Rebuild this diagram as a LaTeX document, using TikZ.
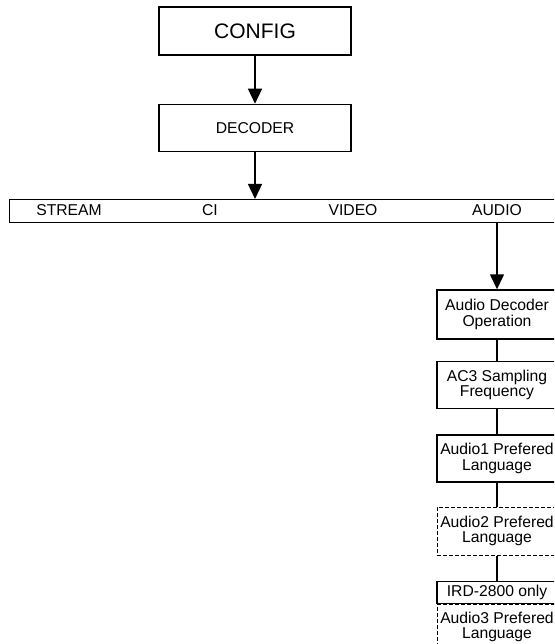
\documentclass[tikz,border=0pt]{standalone}
\usepackage{fontspec}
\setmainfont{Liberation Sans}
\usetikzlibrary{positioning}
\usetikzlibrary{arrows.meta}

\tikzset{
  menubox/.style={draw, rectangle, line width=1.4pt, inner sep=0pt,
    minimum width=192pt, minimum height=47pt,
    font=\fontsize{15.7}{15.5}\selectfont},
  menubar/.style={draw, rectangle, line width=1.4pt, inner sep=0pt,
    minimum width=570pt, minimum height=23pt, anchor=north west},
  tab/.style={inner sep=0pt, font=\fontsize{15.7}{15.5}\selectfont},
  item/.style={draw, rectangle, line width=1.4pt, inner sep=0pt,
    minimum width=120pt, minimum height=47pt, align=center,
    font=\fontsize{15.7}{15.5}\selectfont},
  optional/.style={item, line width=1pt, dash pattern=on 4pt off 2pt},
}

\begin{document}
\begin{tikzpicture}[x=1pt, y=-1pt, >={Triangle[length=15pt,width=14pt]}, line width=1.4pt]
        \useasboundingbox (0,0) rectangle (554,644);
        \clip (0,0) rectangle (554,644);

        % Define nodes
        % top of the tree
        \node[menubox, minimum height=48pt, font=\fontsize{21}{21}\selectfont](config) at (255,31){CONFIG}; %
        \node[menubox, below=48pt of config](decoder){DECODER}; %

        % decoder menu bar
        \node[menubar](menu) at (9,199){}; %
        \node[tab](stream) at (69,210.5){STREAM}; %
        \node[tab](ci) at (210,210.5){CI}; %
        \node[tab](video) at (353,210.5){VIDEO}; %
        \node[tab](audio) at (497,210.5){AUDIO}; %

        % audio settings
        \node[item, minimum height=49pt](op) at (497,314.5){Audio Decoder\\Operation}; %
        \node[item, below=21pt of op](freq){AC3 Sampling\\Frequency}; %
        \node[item, below=25pt of freq](lang1){Audio1 Prefered\\Language}; %
        \node[optional, minimum height=48pt, below=24pt of lang1](lang2){Audio2 Prefered\\Language}; %
        \node[item, minimum height=22pt, below=25pt of lang2](ird){IRD-2800 only}; %
        \node[optional, minimum height=45.5pt, below=0pt of ird](lang3){Audio3 Prefered\\Language}; %

        \draw[->] (config) -- (decoder);
        \draw[->] (decoder) -- (decoder |- menu.north);
        \draw[->] (audio |- menu.south) -- (op);
        \draw (op) -- (freq);
        \draw (freq) -- (lang1);
        \draw (lang1) -- (lang2);
        \draw (lang2) -- (ird);
\end{tikzpicture}
\end{document}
=-=-=
Each line from the top of the material through the line containing "minimum height=45.5pt, below=0pt" should be reproduced exactly; please drop any images.

Rebuild this diagram as a LaTeX document, using TikZ.
\documentclass[tikz,border=0pt]{standalone}
\usepackage{fontspec}
\setmainfont{Liberation Sans}
\usetikzlibrary{positioning}
\usetikzlibrary{arrows.meta}

\tikzset{
  menubox/.style={draw, rectangle, line width=1.4pt, inner sep=0pt,
    minimum width=192pt, minimum height=47pt,
    font=\fontsize{15.7}{15.5}\selectfont},
  menubar/.style={draw, rectangle, line width=1.4pt, inner sep=0pt,
    minimum width=570pt, minimum height=23pt, anchor=north west},
  tab/.style={inner sep=0pt, font=\fontsize{15.7}{15.5}\selectfont},
  item/.style={draw, rectangle, line width=1.4pt, inner sep=0pt,
    minimum width=120pt, minimum height=47pt, align=center,
    font=\fontsize{15.7}{15.5}\selectfont},
  optional/.style={item, line width=1pt, dash pattern=on 4pt off 2pt},
}

\begin{document}
\begin{tikzpicture}[x=1pt, y=-1pt, >={Triangle[length=15pt,width=14pt]}, line width=1.4pt]
        \useasboundingbox (0,0) rectangle (554,644);
        \clip (0,0) rectangle (554,644);

        % Define nodes
        % top of the tree
        \node[menubox, minimum height=48pt, font=\fontsize{21}{21}\selectfont](config) at (255,31){CONFIG}; %
        \node[menubox, below=48pt of config](decoder){DECODER}; %

        % decoder menu bar
        \node[menubar](menu) at (9,199){}; %
        \node[tab](stream) at (69,210.5){STREAM}; %
        \node[tab](ci) at (210,210.5){CI}; %
        \node[tab](video) at (353,210.5){VIDEO}; %
        \node[tab](audio) at (497,210.5){AUDIO}; %

        % audio settings
        \node[item, minimum height=49pt](op) at (497,314.5){Audio Decoder\\Operation}; %
        \node[item, below=21pt of op](freq){AC3 Sampling\\Frequency}; %
        \node[item, below=25pt of freq](lang1){Audio1 Prefered\\Language}; %
        \node[optional, minimum height=48pt, below=24pt of lang1](lang2){Audio2 Prefered\\Language}; %
        \node[item, minimum height=22pt, below=25pt of lang2](ird){IRD-2800 only}; %
        \node[optional, minimum height=45.5pt, below=0pt of ird](lang3){Audio3 Prefered\\Language}; %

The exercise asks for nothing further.